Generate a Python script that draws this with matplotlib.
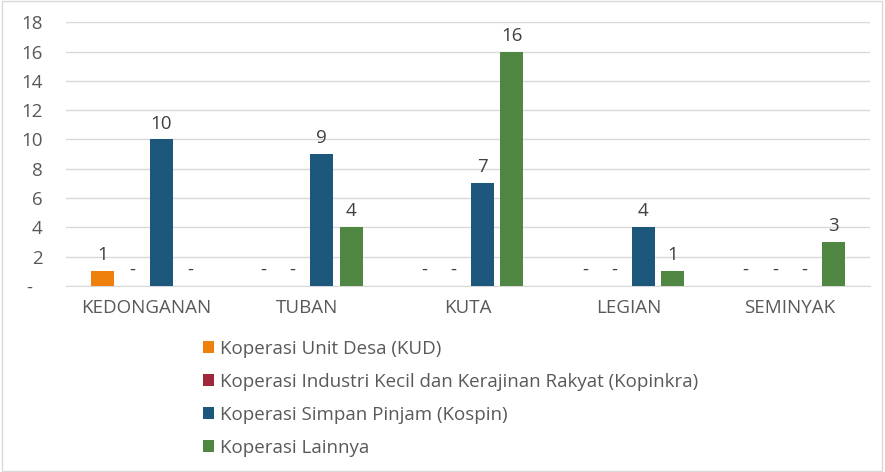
import matplotlib.pyplot as plt
import numpy as np
from matplotlib.patches import Patch, Rectangle

# -----------------------------------------------------------------------------
# Data
categories = ["KEDONGANAN", "TUBAN", "KUTA", "LEGIAN", "SEMINYAK"]
series_names = ["Koperasi Unit Desa (KUD)",
                "Koperasi Industri Kecil dan Kerajinan Rakyat (Kopinkra)",
                "Koperasi Simpan Pinjam (Kospin)",
                "Koperasi Lainnya"]
kud = [1, 0, 0, 0, 0]
kopinkra = [0, 0, 0, 0, 0]
kospin = [10, 9, 7, 4, 0]
lainnya = [0, 4, 16, 1, 3]
series_values = [kud, kopinkra, kospin, lainnya]
colours = ["#F0800C", "#A0283C", "#1D577B", "#4E8642"]
yticks = [0, 2, 4, 6, 8, 10, 12, 14, 16, 18]
ytick_labels = ["-  "] + [str(v) for v in yticks[1:]]

# -----------------------------------------------------------------------------
# Graph Drawing
plt.rcParams['font.family'] = ['Open Sans', 'DejaVu Sans']
text_col = "#595959"
grid_col = "#D9D9D9"
fs = 13.5

fig = plt.figure(figsize=(8.85, 4.72), dpi=100)
ax = fig.add_axes([0.0746, 0.394, 0.9084, 0.559])

x = np.arange(len(categories))
step = 0.182
width = 0.143
for i in range(len(series_values)):
	vals = series_values[i]
	offs = (i - 1.5) * step
	bars = ax.bar(x + offs, vals, width, color=colours[i], zorder=3, label=series_names[i])
	ax.bar_label(bars, labels=["-" if v == 0 else str(v) for v in vals],
	             padding=5, fontsize=fs, color="#404040")

ax.set_xlim(-0.5, len(categories) - 0.5)
ax.set_ylim(0, 18)
ax.set_yticks(yticks)
ax.set_yticklabels(ytick_labels)
ax.set_xticks(x)
ax.set_xticklabels(categories)
ax.tick_params(axis='both', length=0, labelsize=fs, colors=text_col)
ax.tick_params(axis='x', pad=9)
ax.tick_params(axis='y', pad=17)
for lbl in ax.get_yticklabels():
	lbl.set_horizontalalignment('right')

ax.grid(axis='y', color=grid_col, linewidth=1, zorder=0)
for s in ['top', 'right', 'left']:
	ax.spines[s].set_visible(False)
ax.spines['bottom'].set_color(grid_col)

handles = [Patch(facecolor=c) for c in colours]
fig.legend(handles, series_names, loc='upper left', bbox_to_anchor=(0.229, 0.28),
           frameon=False, fontsize=fs, labelcolor=text_col, handlelength=0.6,
           handleheight=0.6, handletextpad=0.3, labelspacing=0.8, borderpad=0, borderaxespad=0)

fig.add_artist(Rectangle((0.002, 0.003), 0.995, 0.994, transform=fig.transFigure,
                         fill=False, edgecolor=grid_col, linewidth=1))

fig.savefig("out.png", dpi=100)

### YOUR INSTRUCTIONS:
Please reproduce the listing exactly from its opening line through the line that contains "lbl.set_horizontalalignment('right')", both included, with all pictures omitted.

### CORRECT RESULT:
Generate a Python script that draws this with matplotlib.
import matplotlib.pyplot as plt
import numpy as np
from matplotlib.patches import Patch, Rectangle

# -----------------------------------------------------------------------------
# Data
categories = ["KEDONGANAN", "TUBAN", "KUTA", "LEGIAN", "SEMINYAK"]
series_names = ["Koperasi Unit Desa (KUD)",
                "Koperasi Industri Kecil dan Kerajinan Rakyat (Kopinkra)",
                "Koperasi Simpan Pinjam (Kospin)",
                "Koperasi Lainnya"]
kud = [1, 0, 0, 0, 0]
kopinkra = [0, 0, 0, 0, 0]
kospin = [10, 9, 7, 4, 0]
lainnya = [0, 4, 16, 1, 3]
series_values = [kud, kopinkra, kospin, lainnya]
colours = ["#F0800C", "#A0283C", "#1D577B", "#4E8642"]
yticks = [0, 2, 4, 6, 8, 10, 12, 14, 16, 18]
ytick_labels = ["-  "] + [str(v) for v in yticks[1:]]

# -----------------------------------------------------------------------------
# Graph Drawing
plt.rcParams['font.family'] = ['Open Sans', 'DejaVu Sans']
text_col = "#595959"
grid_col = "#D9D9D9"
fs = 13.5

fig = plt.figure(figsize=(8.85, 4.72), dpi=100)
ax = fig.add_axes([0.0746, 0.394, 0.9084, 0.559])

x = np.arange(len(categories))
step = 0.182
width = 0.143
for i in range(len(series_values)):
	vals = series_values[i]
	offs = (i - 1.5) * step
	bars = ax.bar(x + offs, vals, width, color=colours[i], zorder=3, label=series_names[i])
	ax.bar_label(bars, labels=["-" if v == 0 else str(v) for v in vals],
	             padding=5, fontsize=fs, color="#404040")

ax.set_xlim(-0.5, len(categories) - 0.5)
ax.set_ylim(0, 18)
ax.set_yticks(yticks)
ax.set_yticklabels(ytick_labels)
ax.set_xticks(x)
ax.set_xticklabels(categories)
ax.tick_params(axis='both', length=0, labelsize=fs, colors=text_col)
ax.tick_params(axis='x', pad=9)
ax.tick_params(axis='y', pad=17)
for lbl in ax.get_yticklabels():
	lbl.set_horizontalalignment('right')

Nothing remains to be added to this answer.